Bukan hanya itu saja, Nurhaliza dan rekannya satu profesi mesti menggunakan alat pelindung diri yakni baju Hazmat.
Dapat dibayangkan bagaimana panasnya menggunakan pakaian tersebut, ketika menjalankan tugasnya melakukan tes swab /PCR di pintu kedatangan Pos Lintas Batas Negara perbatasan Indonesia dengan Malaysia.
“Suka duka jadi relawan Covid-19 di perbatasan itu banyak, mungkin saya ceritakan dari duka dulu ya,” ucap Nurhaliza di PLBN Entikong.
Sambil berkemas sore itu, Nurhaliza menyampaikan ketika menjalankan tugas, dirinya pernah di omeli oleh PMI yang tidak terima dengan hasil tes swab yang dilakukan. Sebab hasilnya positif dan PMI tersebut merasa dirinya sehat-sehat saja.
Setelah diberikan penjelasan, akhirnya PMI itu bersedia untuk menjalani isolasi di mess KKP yang telah ditentukan pemerintah RI bagi Pekerja Migran Indonesia yang tiba dari Sarawak.
“Saya jelaskan kepada PMI tersebut, salah satu syarat masuk ke Indonesia selama pademi Covid-19 mesti menjalani tes swab/PCR,” ucapnya.
Setelah itu, wajib menjalani karantina selama lima hari bagi yang tidak terkonfirmasi positif.
“Sedangkan yang terkonfirmasi harus menjalani isolasi di Mess KKP selama 10 hari hingga pulih dan hasil tes swabnya negative,” ucap Nurhaliza.
Selain mendapatkan komplain dari PMI, relawan Covid-19 ini juga menjadi tempat bagi PMI mengeluarkan keluhan kenapa karantina lama, kapan mereka harus selesai menjalani karantina dan sebagainya.
“Jika tidak sabar, tentu adu argumen bakal terjadi sengit, namun kami sabar menghadapi puluhan PMI yang menjalani karantina di Entikong,” tutur dia.
Nurhaliza melanjutkan, suka dan duka menjadi relawan Covid-19 ini seakan ak ada habisnya. Sukanya, ia bisa mendapatkan rekan dan keluarga baru di tempat bekerja.

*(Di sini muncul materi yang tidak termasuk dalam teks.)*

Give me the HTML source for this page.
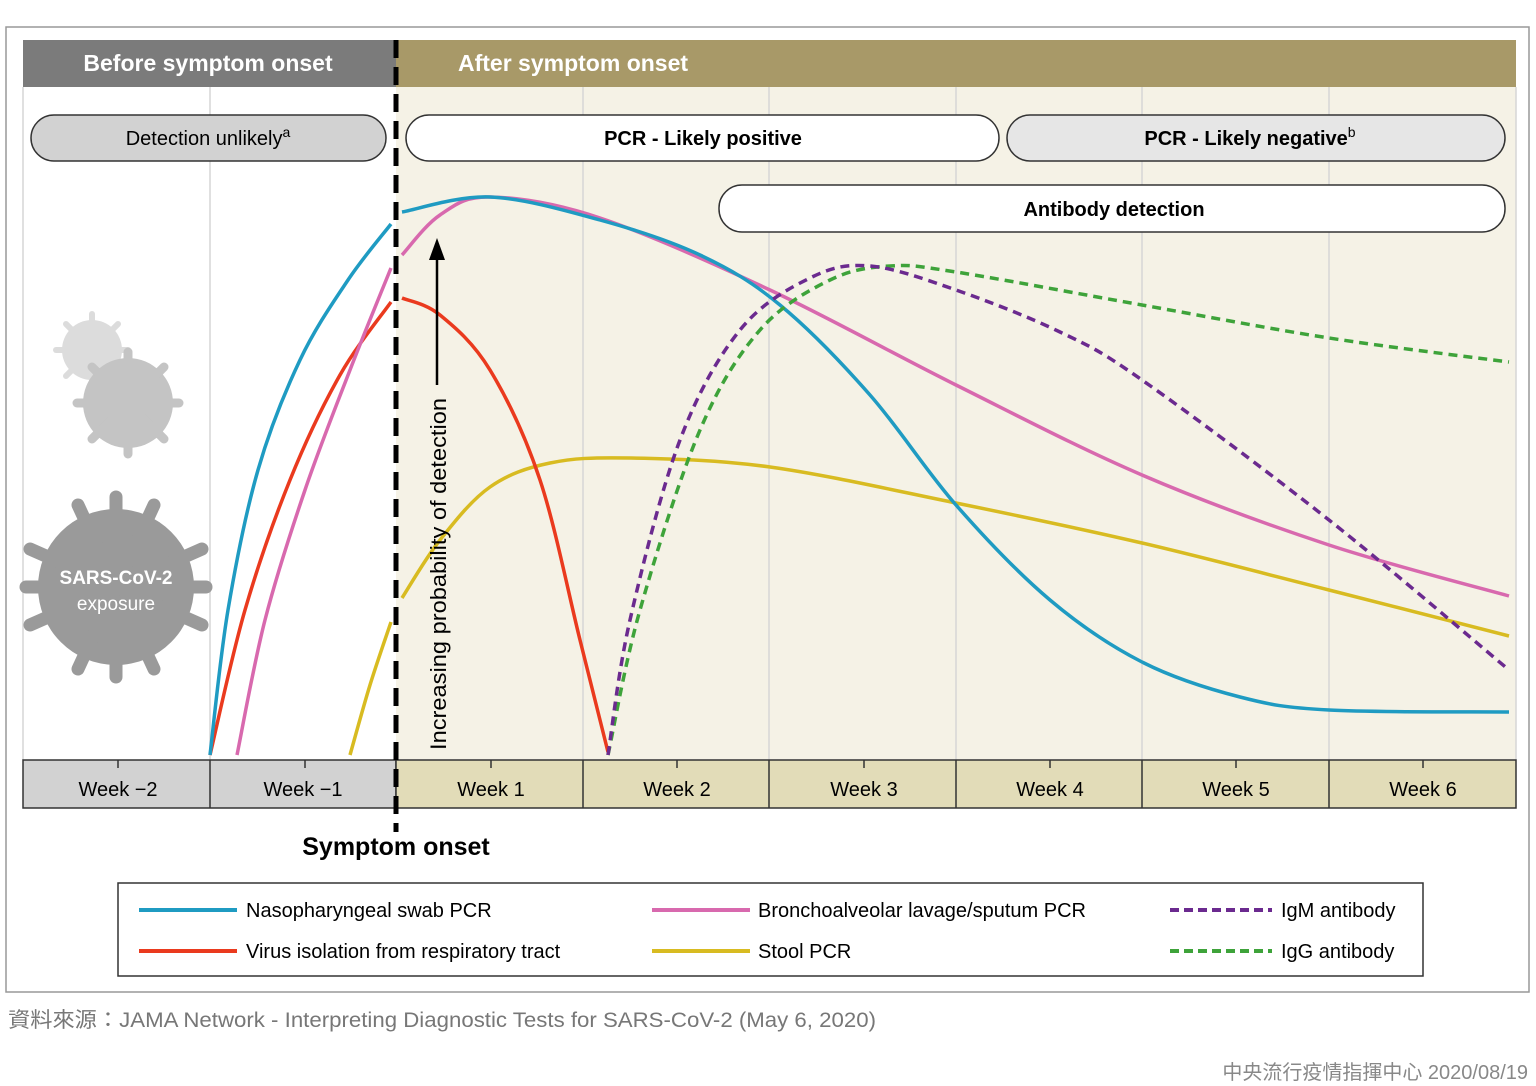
<!DOCTYPE html>
<html><head><meta charset="utf-8"><style>
body{margin:0;background:#fff;width:1536px;height:1086px;overflow:hidden}
svg{display:block}
text{font-family:"Liberation Sans","Noto Sans CJK TC",sans-serif}
</style></head><body>
<svg id="s" width="1536" height="1086" viewBox="0 0 1536 1086" xmlns="http://www.w3.org/2000/svg">
<rect x="6" y="27" width="1523" height="965" fill="#fff" stroke="#999" stroke-width="1.5"/>
<rect x="23" y="87" width="373" height="673" fill="#fff"/>
<rect x="396" y="87" width="1120" height="673" fill="#f5f2e6"/>
<g stroke="#d6d6d6" stroke-width="1.5">
<line x1="23" y1="87" x2="23" y2="760"/><line x1="210" y1="87" x2="210" y2="760"/>
<line x1="583" y1="87" x2="583" y2="760"/><line x1="769" y1="87" x2="769" y2="760"/>
<line x1="956" y1="87" x2="956" y2="760"/><line x1="1142" y1="87" x2="1142" y2="760"/>
<line x1="1329" y1="87" x2="1329" y2="760"/><line x1="1516" y1="87" x2="1516" y2="760"/>
</g>
<rect x="23" y="40" width="373" height="47" fill="#7b7b7b"/>
<rect x="396" y="40" width="1120" height="47" fill="#a89968"/>
<text x="208" y="71" font-size="23" font-weight="bold" fill="#fff" text-anchor="middle">Before symptom onset</text>
<text x="458" y="71" font-size="23" font-weight="bold" fill="#fff">After symptom onset</text>
<rect x="31" y="115" width="355" height="46" rx="23" fill="#d2d2d2" stroke="#333" stroke-width="1.5"/>
<text x="208" y="145" font-size="20" text-anchor="middle">Detection unlikely<tspan font-size="14" dy="-8">a</tspan></text>
<rect x="406" y="115" width="593" height="46" rx="23" fill="#fff" stroke="#333" stroke-width="1.5"/>
<text x="703" y="145" font-size="20" font-weight="bold" text-anchor="middle">PCR - Likely positive</text>
<rect x="1007" y="115" width="498" height="46" rx="23" fill="#e6e6e6" stroke="#333" stroke-width="1.5"/>
<text x="1250" y="145" font-size="20" font-weight="bold" text-anchor="middle">PCR - Likely negative<tspan font-size="14" font-weight="normal" dy="-8">b</tspan></text>
<rect x="719" y="185" width="786" height="47" rx="23" fill="#fff" stroke="#333" stroke-width="1.5"/>
<text x="1114" y="216" font-size="20" font-weight="bold" text-anchor="middle">Antibody detection</text>
<!-- viruses -->
<g fill="#dcdcdc"><circle cx="92" cy="350" r="30"/>
<g stroke="#dcdcdc" stroke-width="6" stroke-linecap="round"><line x1="92" y1="314" x2="92" y2="386"/><line x1="56" y1="350" x2="128" y2="350"/><line x1="66" y1="324" x2="118" y2="376"/><line x1="66" y1="376" x2="118" y2="324"/></g></g>
<g fill="#c4c4c4"><circle cx="128" cy="403" r="45"/>
<g stroke="#c4c4c4" stroke-width="9" stroke-linecap="round"><line x1="128" y1="352" x2="128" y2="454"/><line x1="77" y1="403" x2="179" y2="403"/><line x1="92" y1="367" x2="164" y2="439"/><line x1="92" y1="439" x2="164" y2="367"/></g></g>
<g fill="#9a9a9a"><circle cx="116" cy="587" r="78"/>
<g stroke="#9a9a9a" stroke-width="13" stroke-linecap="round"><line x1="116" y1="497" x2="116" y2="677"/><line x1="26" y1="587" x2="206" y2="587"/><line x1="78" y1="505" x2="154" y2="669"/><line x1="154" y1="505" x2="78" y2="669"/><line x1="30" y1="549" x2="202" y2="625"/><line x1="30" y1="625" x2="202" y2="549"/></g></g>
<text x="116" y="584" font-size="19" font-weight="bold" fill="#fff" text-anchor="middle">SARS-CoV-2</text>
<text x="116" y="610" font-size="19" fill="#fff" text-anchor="middle">exposure</text>
<g id="curves" fill="none" stroke-width="3.5"></g>
<!-- arrow -->
<line x1="437" y1="385" x2="437" y2="255" stroke="#000" stroke-width="2.5"/>
<polygon points="437,238 429,260 445,260" fill="#000"/>
<text transform="translate(446,750) rotate(-90)" font-size="22" textLength="352" lengthAdjust="spacingAndGlyphs">Increasing probability of detection</text>
<!-- axis -->
<rect x="23" y="760" width="373" height="48" fill="#d2d2d2" stroke="#333" stroke-width="1.5"/>
<rect x="396" y="760" width="1120" height="48" fill="#e2dcb8" stroke="#333" stroke-width="1.5"/>
<g stroke="#333" stroke-width="1.5"><line x1="210" y1="760" x2="210" y2="808"/><line x1="583" y1="760" x2="583" y2="808"/><line x1="769" y1="760" x2="769" y2="808"/><line x1="956" y1="760" x2="956" y2="808"/><line x1="1142" y1="760" x2="1142" y2="808"/><line x1="1329" y1="760" x2="1329" y2="808"/>
<line x1="118" y1="760" x2="118" y2="768"/><line x1="305" y1="760" x2="305" y2="768"/><line x1="491" y1="760" x2="491" y2="768"/><line x1="677" y1="760" x2="677" y2="768"/><line x1="864" y1="760" x2="864" y2="768"/><line x1="1050" y1="760" x2="1050" y2="768"/><line x1="1236" y1="760" x2="1236" y2="768"/><line x1="1423" y1="760" x2="1423" y2="768"/></g>
<g font-size="20" text-anchor="middle">
<text x="118" y="796">Week −2</text><text x="303" y="796">Week −1</text><text x="491" y="796">Week 1</text><text x="677" y="796">Week 2</text><text x="864" y="796">Week 3</text><text x="1050" y="796">Week 4</text><text x="1236" y="796">Week 5</text><text x="1423" y="796">Week 6</text></g>
<line x1="396" y1="40" x2="396" y2="832" stroke="#000" stroke-width="5" stroke-dasharray="18,9"/>
<text x="396" y="855" font-size="25" font-weight="bold" text-anchor="middle">Symptom onset</text>
<!-- legend -->
<rect x="118" y="883" width="1305" height="93" fill="#fff" stroke="#333" stroke-width="1.5"/>
<g stroke-width="4"><line x1="139" y1="910" x2="237" y2="910" stroke="#1f9bc2"/><line x1="139" y1="951" x2="237" y2="951" stroke="#ea3a1e"/>
<line x1="652" y1="910" x2="750" y2="910" stroke="#d869ae"/><line x1="652" y1="951" x2="750" y2="951" stroke="#d8bb21"/>
<line x1="1170" y1="910" x2="1272" y2="910" stroke="#6b2a8f" stroke-dasharray="9,5"/><line x1="1170" y1="951" x2="1272" y2="951" stroke="#3ea33a" stroke-dasharray="9,5"/></g>
<g font-size="20"><text x="246" y="917">Nasopharyngeal swab PCR</text><text x="246" y="958">Virus isolation from respiratory tract</text>
<text x="758" y="917">Bronchoalveolar lavage/sputum PCR</text><text x="758" y="958">Stool PCR</text>
<text x="1281" y="917">IgM antibody</text><text x="1281" y="958">IgG antibody</text></g>
<text x="8" y="1027" font-size="21" fill="#777" textLength="868" lengthAdjust="spacingAndGlyphs">資料來源：JAMA Network - Interpreting Diagnostic Tests for SARS-CoV-2 (May 6, 2020)</text>
<text x="1528" y="1079" font-size="20" fill="#888" text-anchor="end">中央流行疫情指揮中心 2020/08/19</text>
</svg>
<script>
function cr(p){var d="M"+p[0][0]+","+p[0][1];for(var i=0;i<p.length-1;i++){var a=p[i-1]||p[i],b=p[i],c=p[i+1],e=p[i+2]||c;
d+=" C"+(b[0]+(c[0]-a[0])/6)+","+(b[1]+(c[1]-a[1])/6)+" "+(c[0]-(e[0]-b[0])/6)+","+(c[1]-(e[1]-b[1])/6)+" "+c[0]+","+c[1];}return d;}
var S=[
["#d8bb21","",[[350,755],[370,685],[391,622]]],
["#d8bb21","",[[402,598],[440,540],[490,487],[550,463],[630,458],[770,467],[956,503],[1142,543],[1329,590],[1509,636]]],
["#ea3a1e","",[[210,755],[245,610],[290,480],[340,375],[391,302]]],
["#ea3a1e","",[[402,298],[440,315],[490,370],[540,480],[580,640],[608,752]]],
["#d869ae","",[[237,755],[265,620],[305,490],[350,370],[391,268]]],
["#d869ae","",[[402,255],[440,215],[490,197],[600,218],[770,290],[956,385],[1142,475],[1329,545],[1509,596]]],
["#1f9bc2","",[[210,755],[228,610],[258,470],[300,360],[348,280],[391,224]]],
["#1f9bc2","",[[402,212],[490,197],[600,220],[700,255],[780,305],[870,395],[956,505],[1050,600],[1142,662],[1240,697],[1329,710],[1509,712]]],
["#3ea33a","9,6",[[608,755],[640,610],[700,430],[760,330],[830,280],[890,266],[956,272],[1142,305],[1329,338],[1509,362]]],
["#6b2a8f","9,6",[[608,755],[630,620],[680,440],[740,330],[810,278],[870,266],[956,290],[1060,332],[1142,380],[1329,520],[1509,670]]]];
var g=document.getElementById("curves");
S.forEach(function(s){var p=document.createElementNS("http://www.w3.org/2000/svg","path");p.setAttribute("d",cr(s[2]));p.setAttribute("stroke",s[0]);if(s[1])p.setAttribute("stroke-dasharray",s[1]);g.appendChild(p);});
</script>
</body></html>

Diungkapkan Nurhaliza, saat menjalankan tugas ada satu kejadian yang sampai saat ini tidak bisa dilupakan, dimana dirinya bersama tiga rekan sesama relawan membantu PMI melahirkan di tempat karantina.

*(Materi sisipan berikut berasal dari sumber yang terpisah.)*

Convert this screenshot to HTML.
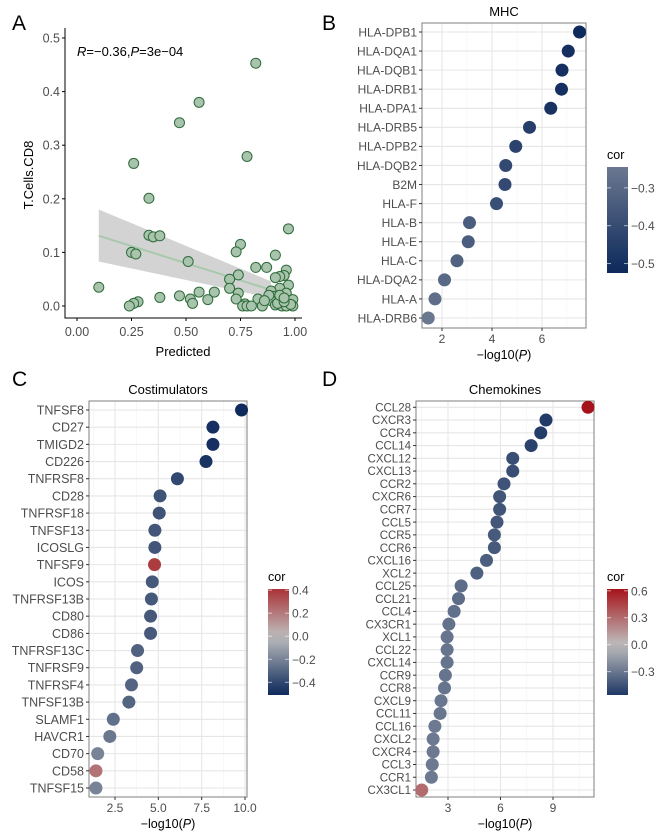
<!DOCTYPE html>
<html><head><meta charset="utf-8"><style>
body{margin:0;background:#fff;}
svg{display:block;font-family:"Liberation Sans",Arial,sans-serif;}
</style></head><body>
<svg id="fig" width="668" height="837" viewBox="0 0 668 837"></svg>
<script>
// ---------- Panel A data ----------
const aX = [0.82,0.56,0.47,0.78,0.26,0.33,0.97,0.33,0.35,0.38,0.75,0.73,0.25,0.27,0.91,0.51,0.82,0.87,0.96,0.74,0.95,0.93,0.91,0.70,0.97,0.10,0.93,0.70,0.89,0.56,0.63,0.74,0.96,0.47,0.38,0.90,0.52,0.73,0.60,0.83,0.89,0.97,0.99,0.28,0.26,0.53,0.77,0.24,0.76,0.78,0.80,0.85,0.91,0.94,0.96,0.99,0.92,0.98,0.95,0.93,0.88,0.86,0.95];
const aY = [0.453,0.380,0.342,0.279,0.266,0.201,0.144,0.132,0.129,0.131,0.115,0.101,0.100,0.097,0.095,0.083,0.072,0.072,0.067,0.058,0.057,0.055,0.053,0.050,0.039,0.035,0.033,0.033,0.028,0.026,0.026,0.024,0.024,0.019,0.016,0.018,0.013,0.013,0.012,0.013,0.010,0.010,0.012,0.008,0.005,0.005,0.004,0.000,0.000,0.000,0.000,0.000,0.002,0.000,0.000,0.000,0.005,0.003,0.008,0.020,0.020,0.010,0.015];
const aXTicks = [0,0.25,0.5,0.75,1.0];
const aXTickLabels = ["0.00","0.25","0.50","0.75","1.00"];
const aYTicks = [0,0.1,0.2,0.3,0.4,0.5];
const aYTickLabels = ["0.0","0.1","0.2","0.3","0.4","0.5"];
const aFitX = [0.10,0.89];
const aFitY = [0.131,0.030];
const aBandLo = [0.083,0.015];
const aBandHi = [0.180,0.046];

// ---------- Panel B data ----------
const bGenes = ["HLA-DPB1","HLA-DQA1","HLA-DQB1","HLA-DRB1","HLA-DPA1","HLA-DRB5","HLA-DPB2","HLA-DQB2","B2M","HLA-F","HLA-B","HLA-E","HLA-C","HLA-DQA2","HLA-A","HLA-DRB6"];
const bLogP = [7.5,7.05,6.8,6.78,6.35,5.5,4.95,4.55,4.52,4.18,3.1,3.05,2.6,2.1,1.72,1.45];
const bCor = [-0.52,-0.50,-0.50,-0.50,-0.49,-0.45,-0.43,-0.41,-0.41,-0.39,-0.34,-0.34,-0.32,-0.30,-0.28,-0.25];
const bXTicks = [2,4,6];
const bCbTicks = [-0.3,-0.4,-0.5];

// ---------- Panel C data ----------
const cGenes = ["TNFSF8","CD27","TMIGD2","CD226","TNFRSF8","CD28","TNFRSF18","TNFSF13","ICOSLG","TNFSF9","ICOS","TNFRSF13B","CD80","CD86","TNFRSF13C","TNFRSF9","TNFRSF4","TNFSF13B","SLAMF1","HAVCR1","CD70","CD58","TNFSF15"];
const cLogP = [9.8,8.15,8.15,7.75,6.1,5.1,5.05,4.8,4.8,4.78,4.65,4.6,4.55,4.55,3.8,3.75,3.45,3.3,2.4,2.2,1.5,1.4,1.4];
const cCor = [-0.5,-0.48,-0.48,-0.47,-0.4,-0.36,-0.36,-0.35,-0.35,0.38,-0.34,-0.34,-0.34,-0.34,-0.31,-0.31,-0.3,-0.3,-0.26,-0.24,-0.2,0.22,-0.2];
const cXTicks = [2.5,5.0,7.5,10.0];
const cXTickLabels = ["2.5","5.0","7.5","10.0"];
const cCbTicks = [0.4,0.2,0.0,-0.2,-0.4];

// ---------- Panel D data ----------
const dGenes = ["CCL28","CXCR3","CCR4","CCL14","CXCL12","CXCL13","CCR2","CXCR6","CCR7","CCL5","CCR5","CCR6","CXCL16","XCL2","CCL25","CCL21","CCL4","CX3CR1","XCL1","CCL22","CXCL14","CCR9","CCR8","CXCL9","CCL11","CCL16","CXCL2","CXCR4","CCL3","CCR1","CX3CL1"];
const dLogP = [11.0,8.6,8.3,7.75,6.7,6.7,6.2,5.95,5.95,5.8,5.65,5.65,5.2,4.65,3.75,3.6,3.35,3.05,2.95,2.95,2.95,2.85,2.8,2.6,2.55,2.25,2.15,2.15,2.1,2.05,1.5];
const dCor = [0.62,-0.55,-0.54,-0.52,-0.47,-0.47,-0.45,-0.44,-0.44,-0.43,-0.42,-0.42,-0.4,-0.39,-0.34,-0.34,-0.33,-0.32,-0.31,-0.31,-0.31,-0.31,-0.31,-0.3,-0.3,-0.29,-0.29,-0.29,-0.29,-0.29,0.3];
const dXTicks = [3,6,9];
const dCbTicks = [0.6,0.3,0.0,-0.3];

const NS="http://www.w3.org/2000/svg";
const fig=document.getElementById('fig');
function mk(tag,attrs,parent,text){const e=document.createElementNS(NS,tag);for(const k in attrs)e.setAttribute(k,attrs[k]);if(text!==undefined)e.textContent=text;(parent||fig).appendChild(e);return e;}

// colour scale: navy - gray - red (gradient2 style, mid 0)
const LOW=[14,42,92],MID=[190,190,190],HIGH=[165,20,26];
function mix(a,b,t){return 'rgb('+a.map((v,i)=>Math.round(v+(b[i]-v)*t)).join(',')+')';}
function colr(v,m){const t=Math.max(-1,Math.min(1,v/m));return t<0?mix(MID,LOW,-t):mix(MID,HIGH,t);}

// panel letters
[["A",12,30],["B",322,30],["C",12,386],["D",322,386]].forEach(p=>{
 const t=mk('text',{x:p[1],y:p[2],'font-size':21,fill:'#000'},fig,p[0]);
 
 
});

// ---------- Panel A ----------
(function(){
 const g=mk('g',{});
 
 
 const sx=v=>77+v*218, sy=v=>306-v*536;
 // band
 const band=mk('polygon',{points:[sx(aFitX[0])+','+sy(aBandHi[0]),sx(aFitX[1])+','+sy(aBandHi[1]),sx(aFitX[1])+','+sy(aBandLo[1]),sx(aFitX[0])+','+sy(aBandLo[0])].join(' '),fill:'#c8c8c8','fill-opacity':0.8},g);
 
 
 const ln=mk('line',{x1:sx(aFitX[0]),y1:sy(aFitY[0]),x2:sx(aFitX[1]),y2:sy(aFitY[1]),stroke:'#a9c9ad','stroke-width':2},g);
 
 
 for(let i=0;i<aX.length;i++){
  const c=mk('circle',{cx:sx(aX[i]),cy:sy(aY[i]),r:5,fill:'#a8c4ac',stroke:'#2e6b3a','stroke-width':1},g);
  
  
 }
 const ax=mk('path',{d:'M65,28 V318 H302',fill:'none',stroke:'#000','stroke-width':1},g);
 
 
 aYTicks.forEach((v,i)=>{
  mk('line',{x1:62,x2:65,y1:sy(v),y2:sy(v),stroke:'#000'},g);
  const t=mk('text',{x:60,y:sy(v)+4.5,'font-size':12.5,fill:'#4d4d4d','text-anchor':'end'},g,aYTickLabels[i]);
  
  
 });
 aXTicks.forEach((v,i)=>{
  mk('line',{x1:sx(v),x2:sx(v),y1:318,y2:321,stroke:'#000'},g);
  const t=mk('text',{x:sx(v),y:336,'font-size':12.5,fill:'#4d4d4d','text-anchor':'middle'},g,aXTickLabels[i]);
  
  
 });
 const xt=mk('text',{x:183,y:356,'font-size':13,'text-anchor':'middle',fill:'#000'},g,'Predicted');
 
 
 const yt=mk('text',{x:0,y:0,'font-size':13,'text-anchor':'middle',fill:'#000',transform:'translate(33,175) rotate(-90)'},g,'T.Cells.CD8');
 
 
 const an=mk('text',{x:77,y:56,'font-size':13,fill:'#000'},g);
 
 
 an.innerHTML='<tspan font-style="italic">R</tspan>=\u22120.36,<tspan font-style="italic">P</tspan>=3e\u221204';
})();

// ---------- generic dot plot ----------
function dotPlot(o){
 const g=mk('g',{});
 
 
 const sx=v=>o.x0+v*o.kx;
 const n=o.genes.length;
 const sy=i=>o.yTop+i*(o.yBot-o.yTop)/(n-1);
 mk('rect',{x:o.L,y:o.T,width:o.R-o.L,height:o.B-o.T,fill:'#fff'},g);
 // minor grid
 o.minor.forEach(v=>mk('line',{x1:sx(v),x2:sx(v),y1:o.T,y2:o.B,stroke:'#f3f3f3','stroke-width':0.6},g));
 o.ticks.forEach(v=>mk('line',{x1:sx(v),x2:sx(v),y1:o.T,y2:o.B,stroke:'#e6e6e6','stroke-width':1.1},g));
 for(let i=0;i<n;i++) mk('line',{x1:o.L,x2:o.R,y1:sy(i),y2:sy(i),stroke:'#e6e6e6','stroke-width':1.1},g);
 const fr=mk('rect',{x:o.L,y:o.T,width:o.R-o.L,height:o.B-o.T,fill:'none',stroke:'#7f7f7f','stroke-width':1},g);
 
 
 for(let i=0;i<n;i++){
  mk('line',{x1:o.L-3,x2:o.L,y1:sy(i),y2:sy(i),stroke:'#333'},g);
  const t=mk('text',{x:o.L-5,y:sy(i)+o.fs*0.36,'font-size':o.fs,fill:'#4d4d4d','text-anchor':'end'},g,o.genes[i]);
  
  
  const c=mk('circle',{cx:sx(o.vals[i]),cy:sy(i),r:o.r,fill:colr(o.cor[i],o.m)},g);
  
  
 }
 o.ticks.forEach((v,i)=>{
  mk('line',{x1:sx(v),x2:sx(v),y1:o.B,y2:o.B+3,stroke:'#333'},g);
  const t=mk('text',{x:sx(v),y:o.B+15,'font-size':12,fill:'#4d4d4d','text-anchor':'middle'},g,o.tickLabels?o.tickLabels[i]:String(v));
  
  
 });
 const xt=mk('text',{x:(o.L+o.R)/2,y:o.B+31,'font-size':12.5,'text-anchor':'middle',fill:'#000'},g);
 
 
 xt.innerHTML='\u2212log10(<tspan font-style="italic">P</tspan>)';
 const tt=mk('text',{x:(o.L+o.R)/2,y:o.T-7,'font-size':13,'text-anchor':'middle',fill:'#000'},g,o.title);
 
 
 // colour bar
 const id='grad'+o.name;
 const defs=mk('defs',{},g);
 const lg=mk('linearGradient',{id:id,x1:0,y1:1,x2:0,y2:0},defs);
 for(let k=0;k<=10;k++){const v=o.cbLo+(o.cbHi-o.cbLo)*k/10;mk('stop',{offset:k/10,'stop-color':colr(v,o.m)},lg);}
 const cb=mk('rect',{x:o.cbX,y:o.cbT,width:21,height:o.cbB-o.cbT,fill:'url(#'+id+')'},g);
 
 
 const cy=v=>o.cbB-(v-o.cbLo)/(o.cbHi-o.cbLo)*(o.cbB-o.cbT);
 o.cbTicks.forEach(v=>{
  mk('line',{x1:o.cbX,x2:o.cbX+4,y1:cy(v),y2:cy(v),stroke:'#fff','stroke-opacity':0.6},g);
  mk('line',{x1:o.cbX+17,x2:o.cbX+21,y1:cy(v),y2:cy(v),stroke:'#fff','stroke-opacity':0.6},g);
  const t=mk('text',{x:o.cbX+24,y:cy(v)+4.5,'font-size':12,fill:'#4d4d4d'},g,(v<0?'\u2212':'')+Math.abs(v).toFixed(1));
  
  
 });
 const lt=mk('text',{x:o.cbX,y:o.cbT-8,'font-size':12.5,fill:'#000'},g,'cor');
 
 
}

dotPlot({name:'mhc-panel',title:'MHC',genes:bGenes,vals:bLogP,cor:bCor,m:0.52,L:422,R:586,T:23,B:328,x0:392,kx:25,yTop:32,yBot:318,
 ticks:bXTicks,minor:[1,3,5,7],fs:12,r:6.5,cbX:607,cbT:167,cbB:273,cbLo:-0.525,cbHi:-0.245,cbTicks:bCbTicks});
dotPlot({name:'costimulators-panel',title:'Costimulators',genes:cGenes,vals:cLogP,cor:cCor,m:0.5,L:89,R:247,T:401,B:797,x0:71.7,kx:17.33,yTop:410,yBot:788,
 ticks:cXTicks,tickLabels:cXTickLabels,minor:[1.25,3.75,6.25,8.75],fs:12.5,r:6.5,cbX:268,cbT:589,cbB:695,cbLo:-0.51,cbHi:0.41,cbTicks:cCbTicks});
dotPlot({name:'chemokines-panel',title:'Chemokines',genes:dGenes,vals:dLogP,cor:dCor,m:0.62,L:416,R:594,T:401,B:797,x0:395.5,kx:17.5,yTop:407.3,yBot:790,
 ticks:dXTicks,minor:[1.5,4.5,7.5,10.5],fs:11.5,r:6.5,cbX:607,cbT:589,cbB:695,cbLo:-0.56,cbHi:0.62,cbTicks:dCbTicks});
</script>
</body></html>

“Prosesnya berjalan lancar, namun kami juga merasa was-was karena sebelumnya tidak pernah membantu proses melahirkan. Ibu dan bayi selamat langsung kami rujuk ke puskesmas terdekat untuk menjalani perawatan,” ucap Nurhaliza.
Dia juga membeberkan, awalnya ikut menjadi relawan Covid-19 ini, semata-mata hanya untuk mencari kerja, karena memang sulit mendapatkan pekerjaan dan diperburuk oleh keadaan.
Namun lambat laun, sikap awalnya berubah. Ia mulai sadar, menjadi seorang relawan Covid-19 bukan hanya bekerja dan mendapatkan insentif yang dibayarkan setiap bulan, tapi lebih dari itu, ia menyadari menjadi relawan Covid-19 adalah bekerja untuk orang banyak dan untuk kemanusiaan.